Karabakh University
- Type: Public
- Established: 28 November 2023
- Rector: Shahin Bayramov
- Location: Stepanakert, Karabakh Economic Region, Azerbaijan 39°49′30″N 46°45′43″E﻿ / ﻿39.82496°N 46.76205°E
- Website: qu.edu.az

= Karabakh University =

University in Khankendi, Azerbaijan

Karabakh University, officially styled as Qarabağ University (Qarabağ Universiteti), is a higher education institution established in 2023 under the Ministry of Science and Education of the Republic of Azerbaijan. It is located in the city of Stepanakert (officially referred to as Khankendi) in the Karabakh Economic Region of Azerbaijan.

Some of the university's initial facilities were housed in buildings previously used by Artsakh University, the principal institution of higher education in the city during the period of the breakaway Republic of Artsakh, before the expulsion of the Armenian population of Nagorno-Karabakh following the 2023 Azerbaijani offensive in Nagorno-Karabakh.

==History==
In 1969, the Stepanakert branch of the Baku Pedagogical Institute was established in the Nagorno-Karabakh Autonomous Oblast, named after Lenin, with two departments, language and literature, and mathematics. Education was conducted in Armenian, Azerbaijani, and later in Russian. In 1973, it received independent status and was renamed the Stepanakert State Pedagogical Institute.

In September 2023, after the 2023 Azerbaijani offensive in Nagorno-Karabakh, the city came under the control of Azerbaijani forces. Following this, Ilham Aliyev issued a decree on 28 November 2023 to establish Karabakh University.

Later, on 6 February 2024, the Cabinet of Ministers of the Republic of Azerbaijan approved the Charter of Karabakh University.

On 15 February 2024, by the decree of Aliyev, 10 million manats were allocated for Karabakh University.

On 20 May 2024, Shahin Bayramov was appointed as the rector of the university.

On 20 September 2024, Karabakh University was officially opened following the renovation of its campus buildings. On the same day, a renovated student dormitory complex comprising five apartment-type buildings was inaugurated.

On 7 February 2025, President Ilham Aliyev signed a decree establishing the Qarabağ University Clinic as a public legal entity under the university. The decree also allocated 5 million manats for the clinic's operating expenses in 2025. On 14 September 2025, the newly established clinic building and the academic building of the Faculty of Medicine and Health Sciences were inaugurated.
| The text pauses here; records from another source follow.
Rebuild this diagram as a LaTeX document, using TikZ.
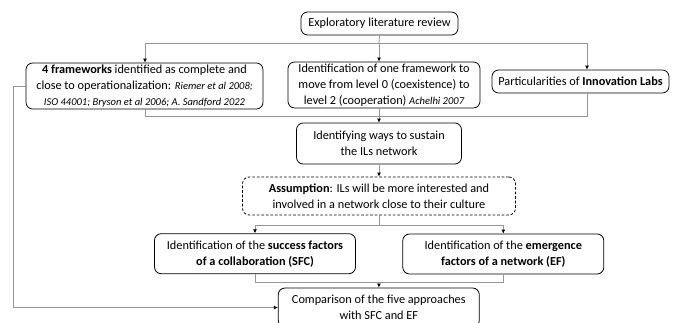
\documentclass[tikz,border=0pt]{standalone}
\usepackage{fontspec}
\setmainfont{Carlito}
\usetikzlibrary{arrows.meta, positioning, calc}
\definecolor{linkgray}{RGB}{150, 150, 150}
\newcommand{\worksref}[1]{{\fontsize{7.9}{12}\selectfont\itshape #1}}

\begin{document}
\begin{tikzpicture}[x=0.75pt, y=-0.75pt,
    stepbox/.style={draw=black, line width=0.6pt, rounded corners=5pt, align=center,
      inner sep=1pt, fill=white, font=\fontsize{9.2}{12}\selectfont},
    guessbox/.style={stepbox, dash pattern=on 2pt off 1.4pt},
    link/.style={draw=linkgray, line width=0.6pt},
    linkarr/.style={link, -{Latex[black, length=3pt, width=3pt]}}]
  \fill[white] (0,0) rectangle (686,322);
  \useasboundingbox (0,0) rectangle (686,322);
  \clip (0,0) rectangle (686,322);

  % --- Literature review and the three first findings ---
  \node[stepbox, minimum width=117.75pt, minimum height=17.25pt] (review) at (379.5,23.5)
    {Exploratory literature review};
  \node[stepbox, minimum width=177.75pt, minimum height=34.5pt] (frames) at (144.5,86)
    {\textbf{4 frameworks} identified as complete and\\
     close to operationalization: \worksref{Riemer et al 2008;}\\
     \worksref{ISO 44001; Bryson et al 2006; A. Sandford 2022}};
  \node[stepbox, minimum width=144pt, minimum height=34.5pt] (levels) at (384,85)
    {Identification of one framework to\\
     move from level 0 (coexistence) to\\
     level 2 (cooperation) \worksref{Achelhi 2007}};
  \node[stepbox, minimum width=132.75pt, minimum height=17.25pt] (labs) at (580.5,81.5)
    {Particularities of \textbf{Innovation Labs}};

  % --- Sustaining the network ---
  \node[stepbox, minimum width=123.75pt, minimum height=30.75pt] (sustain) at (379,143.5)
    {Identifying ways to sustain\\ the ILs network};
  \node[guessbox, minimum width=204.75pt, minimum height=28.5pt] (assume) at (379,196)
    {\textbf{Assumption}: ILs will be more interested and\\
     involved in a network close to their culture};

  % --- Factors and comparison ---
  \node[stepbox, minimum width=150.75pt, minimum height=30pt] (sfc) at (255,253.7)
    {Identification of the \textbf{success factors}\\ \textbf{of a collaboration (SFC)}};
  \node[stepbox, minimum width=150.75pt, minimum height=30pt] (ef) at (503.3,254)
    {Identification of the \textbf{emergence}\\ \textbf{factors of a network (EF)}};
  \node[stepbox, minimum width=150.75pt, minimum height=29.25pt] (compare) at (378.8,307.5)
    {Comparison of the five approaches\\ with SFC and EF};

  % --- Connectors ---
  \coordinate (split) at (379,43);
  \coordinate (s1) at (145,43);
  \coordinate (s3) at (587,43);
  \draw[link] (review.south) -- (split);
  \draw[link] (s1) -- (s3);
  \draw[linkarr] (s1) -- (s1 |- frames.north);
  \draw[linkarr] (split) -- (split |- levels.north);
  \draw[linkarr] (s3) -- (s3 |- labs.north);

  \coordinate (m1) at (145,116);
  \coordinate (m3) at (587,116);
  \draw[link] (frames.south -| m1) -- (m1) -- (m3) -- (m3 |- labs.south);
  \draw[linkarr] (levels.south -| split) -- (split |- sustain.north);
  \draw[linkarr] (sustain.south) -- (assume.north);

  \coordinate (j2) at (379,225);
  \draw[link] (assume.south) -- (j2);
  \draw[link] (j2 -| sfc) -- (j2 -| ef);
  \draw[linkarr] (j2 -| sfc) -- (sfc.north);
  \draw[linkarr] (j2 -| ef) -- (ef.north);

  \coordinate (j3) at (379,282);
  \draw[link] (sfc.south) -- (sfc.south |- j3) -- (ef.south |- j3) -- (ef.south);
  \draw[linkarr] (j3) -- (compare.north);

  \coordinate (lft) at (13,0);
  \draw[linkarr] (frames.west) -- (frames.west -| lft) -- (lft |- compare.west) -- (compare.west);
\end{tikzpicture}
\end{document}
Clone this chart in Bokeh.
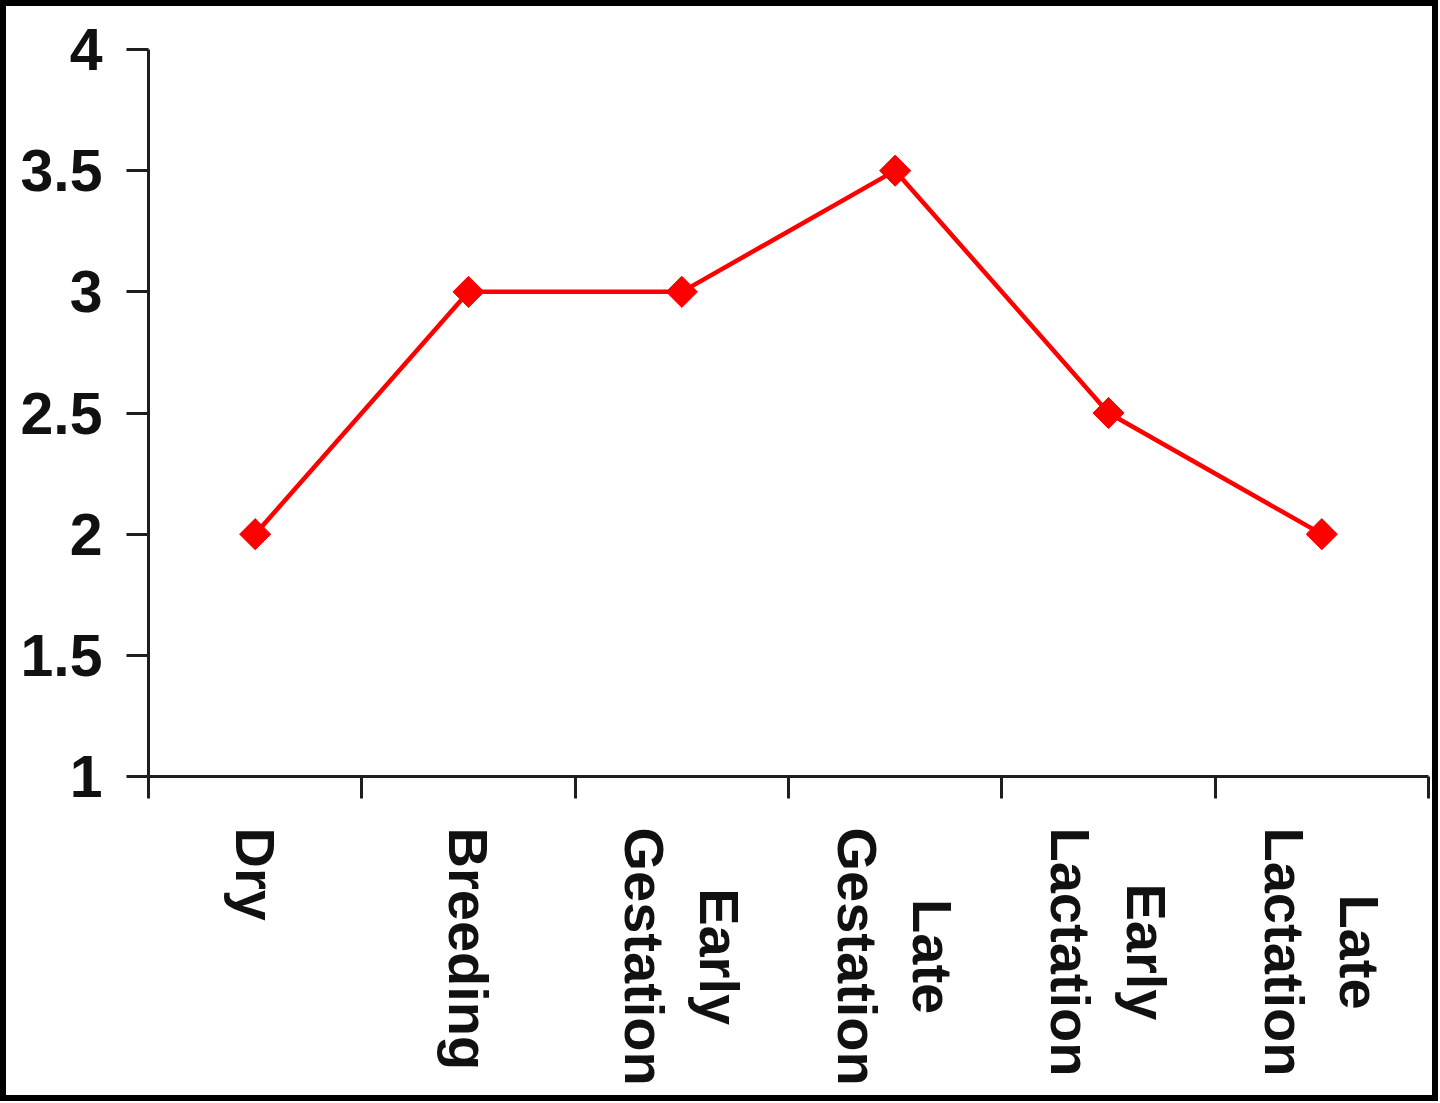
import numpy as np
from bokeh.plotting import figure
from bokeh.layouts import column
from bokeh.models import Range1d, FixedTicker, NumeralTickFormatter, ColumnDataSource
from bokeh.core.properties import value
from bokeh.embed import file_html
from bokeh.resources import INLINE

categories = ["Dry", "Breeding", "Early\nGestation", "Late\nGestation",
              "Early\nLactation", "Late\nLactation"]
values = [2, 3, 3, 3.5, 2.5, 2]
y_ticks = [1, 1.5, 2, 2.5, 3, 3.5, 4]

x_centers = [i + 0.5 for i in range(len(categories))]
x_bounds = list(range(len(categories) + 1))
src = ColumnDataSource(dict(x=x_centers, y=values))
lab_src = ColumnDataSource(dict(x=x_centers, y=[1] * len(categories), cat=categories))

B = 6          # outer frame thickness
W = 1426       # inner width
H = 1089       # inner height
TOP_H = 818    # height of the plotting part
font = "Liberation Sans"
axis_color = "#1e1e1e"
text_color = "#111111"

p = figure(width=W, height=TOP_H, output_backend="svg", toolbar_location=None,
           x_range=Range1d(0, len(categories)), y_range=Range1d(y_ticks[0], y_ticks[-1]),
           min_border_left=148 - B, min_border_right=4, min_border_top=49 - B,
           min_border_bottom=TOP_H - (776 - B))
p.xgrid.visible = False
p.ygrid.visible = False
p.outline_line_color = None
p.background_fill_color = "white"
p.border_fill_color = "white"

p.line("x", "y", source=src, line_color="#FF0000", line_width=4.5)
p.scatter("x", "y", source=src, marker="square", angle=np.pi / 4, size=22,
          fill_color="#FF0000", line_color="#FF0000")

# y axis
ya = p.yaxis[0]
ya.ticker = FixedTicker(ticks=y_ticks, minor_ticks=[])
ya.formatter = NumeralTickFormatter(format="0.[0]")
ya.axis_line_color = axis_color
ya.axis_line_width = 3
ya.major_tick_line_color = axis_color
ya.major_tick_line_width = 3
ya.major_tick_out = 22
ya.major_tick_in = 0
ya.minor_tick_line_color = None
ya.major_label_standoff = 24
ya.major_label_text_font = font
ya.major_label_text_font_style = "bold"
ya.major_label_text_font_size = "59px"
ya.major_label_text_color = text_color

# x axis: boundary tick marks only; category names are drawn below
xa = p.xaxis[0]
xa.ticker = FixedTicker(ticks=[], minor_ticks=x_bounds)
xa.axis_line_color = axis_color
xa.axis_line_width = 3
xa.major_tick_line_color = None
xa.minor_tick_line_color = axis_color
xa.minor_tick_line_width = 3
xa.minor_tick_out = 22
xa.minor_tick_in = 0
xa.major_label_text_font_size = "0px"

# category labels, rotated, lines centred on each other
p2 = figure(width=W, height=H - TOP_H, output_backend="svg", toolbar_location=None,
            x_range=p.x_range, y_range=Range1d(0, 1),
            x_axis_type=None, y_axis_type=None,
            min_border_left=148 - B, min_border_right=4,
            min_border_top=max(827 - B - TOP_H, 0), min_border_bottom=0)
p2.grid.visible = False
p2.outline_line_color = None
p2.background_fill_color = "white"
p2.border_fill_color = "white"
p2.text(x="x", y="y", text="cat", source=lab_src, angle=-np.pi / 2,
        anchor="center_left", text_align="center",
        text_font=value(font), text_font_style="bold", text_font_size="56px",
        text_color=text_color, text_line_height=1.2)

layout = column(p, p2, spacing=0, styles={"border": f"{B}px solid black"})

open("out.html", "w").write(file_html(layout, INLINE))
On 23 December 2025, a newly constructed building for the Faculty of Business and Economics was inaugurated. On the same day, the foundation stone was laid for a new building for the Faculty of Engineering.

==Schools and programs==
The university's academic structure includes 8 schools:

- School of Arts
- School of Business and Economics
- School of Education
- School of Engineering
- School of Humanities and Social Sciences
- School of Mathematics and Computer Sciences
- School of Medicine and Health Sciences
- School of Natural Sciences

The university also operates an International Language Center, which provides language instruction and academic support.

==Academics==
Beginning with the 2026–2027 academic year, Karabakh University is scheduled to offer a dual degree program with Istanbul Technical University in four engineering fields, with graduates receiving degrees from both universities.